この世に生きている以上、自分自身がいつ、そのような絶望に追い込まれ、自殺しないと言い切れるだろうか。年間3万人以上もの日本人が自殺している国に、我々は住んでいるのである。その3万人の1人に、将来、自分自身がならないなどと言い切れる人がいたら、相当おめでたい人だろう。


 しかし、自殺に追い込まれる個人は不幸である。それに自殺が多い国とは、その国がどんなにGDPが高い国であろうとも、不健全な国だと言わざるを得ない。できることならば、自殺などして欲しくない。
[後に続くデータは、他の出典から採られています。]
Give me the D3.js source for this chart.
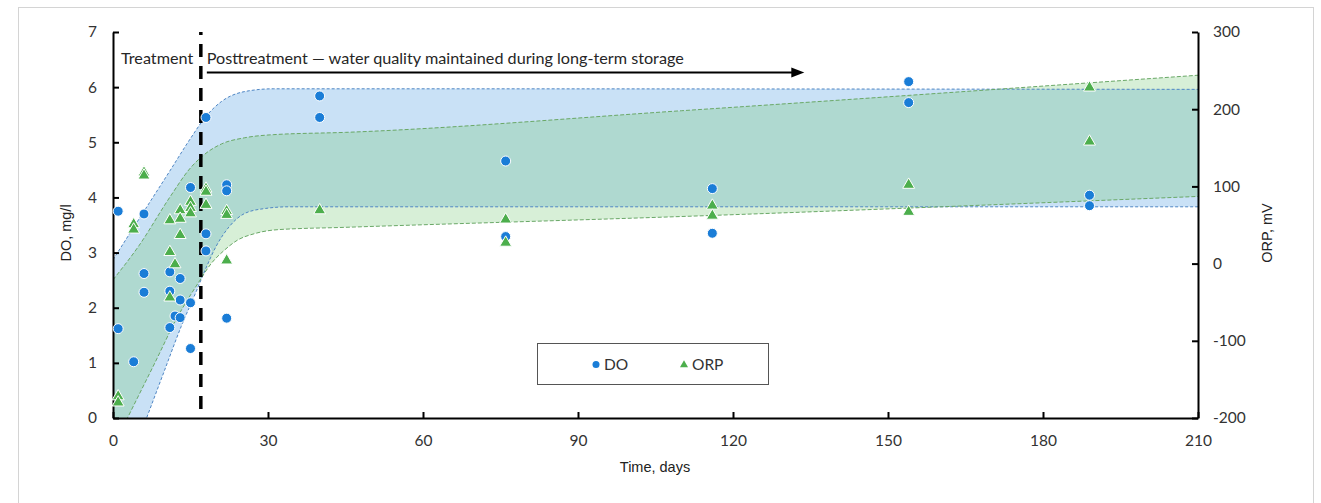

自殺などしたくないと、死んでしまった当の本人が思っていたに違いない。
 しかし、現世は、本人が望むほど理想的な社会ではなかった。そんな辛い社会から一足早く抜け出して、楽になりたいと思うのも、また人間の性の1つに違いない。


 エロスが生の本能であるように、その対となる概念がタナトスとなる。それは、死の本能を意味する。
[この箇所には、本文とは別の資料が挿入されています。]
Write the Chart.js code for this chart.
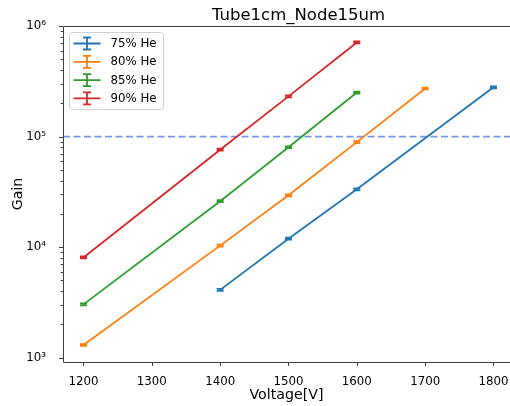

 よく動物の中で、「自殺するの人間しかいない」などと言われたりする。それが事実かどうかは定かではないが、生きたいと思うのも人間であり、死にたいと思うのも、また人間なのだろう。


 もし政府が自殺を少なくしたいと思うならば、真っ先にやって欲しいことがある。それは自殺防止と事故防止を目的としたフルスクリーンタイプのホームドアをJRの各駅に設置することだ。ただでさえ、電車おける人身事故という名の自殺が後を絶たない。自殺をさせないためには、その根本原因を絶つことも重要だが、まずは自殺しやすい場所を徹底的に潰して、自殺しにくい場所に変えてしまうことも重要なことである。


 高名な学者先生による自殺防止の研究も否定はしないが、まずはお金さえあれば今すぐにでもできることから始めたらどうだろうか。
 本格的な対策は、そのあとからでもできる。今失われている命を、失いやすい場所を潰すことで、救えることに集中してみよう。